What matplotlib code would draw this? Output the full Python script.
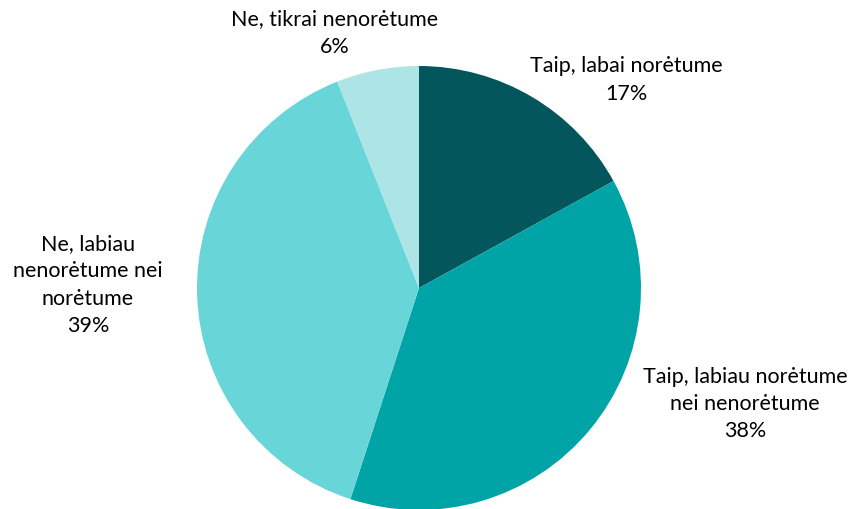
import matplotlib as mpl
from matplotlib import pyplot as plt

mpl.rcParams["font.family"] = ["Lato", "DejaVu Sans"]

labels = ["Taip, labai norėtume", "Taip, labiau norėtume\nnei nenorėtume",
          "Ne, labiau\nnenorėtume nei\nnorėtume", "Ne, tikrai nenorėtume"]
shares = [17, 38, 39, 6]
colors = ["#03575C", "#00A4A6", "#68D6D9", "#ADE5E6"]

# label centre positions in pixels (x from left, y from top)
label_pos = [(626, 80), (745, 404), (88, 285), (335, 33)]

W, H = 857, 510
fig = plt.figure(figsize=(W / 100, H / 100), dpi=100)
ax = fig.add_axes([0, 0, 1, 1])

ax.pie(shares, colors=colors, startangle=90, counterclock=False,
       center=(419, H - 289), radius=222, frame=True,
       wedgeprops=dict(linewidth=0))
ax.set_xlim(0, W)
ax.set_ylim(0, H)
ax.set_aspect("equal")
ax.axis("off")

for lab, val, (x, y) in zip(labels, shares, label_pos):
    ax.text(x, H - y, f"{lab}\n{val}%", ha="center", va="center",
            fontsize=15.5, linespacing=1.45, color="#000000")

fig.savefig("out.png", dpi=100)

⁂

Exercise prompt: Restate only the lines running from the start of the material above through the line containing "label_pos = [(626, 80), (745, 404), (88, 285), (335, 33)]", ends included. No pictures.

The reply:
What matplotlib code would draw this? Output the full Python script.
import matplotlib as mpl
from matplotlib import pyplot as plt

mpl.rcParams["font.family"] = ["Lato", "DejaVu Sans"]

labels = ["Taip, labai norėtume", "Taip, labiau norėtume\nnei nenorėtume",
          "Ne, labiau\nnenorėtume nei\nnorėtume", "Ne, tikrai nenorėtume"]
shares = [17, 38, 39, 6]
colors = ["#03575C", "#00A4A6", "#68D6D9", "#ADE5E6"]

# label centre positions in pixels (x from left, y from top)
label_pos = [(626, 80), (745, 404), (88, 285), (335, 33)]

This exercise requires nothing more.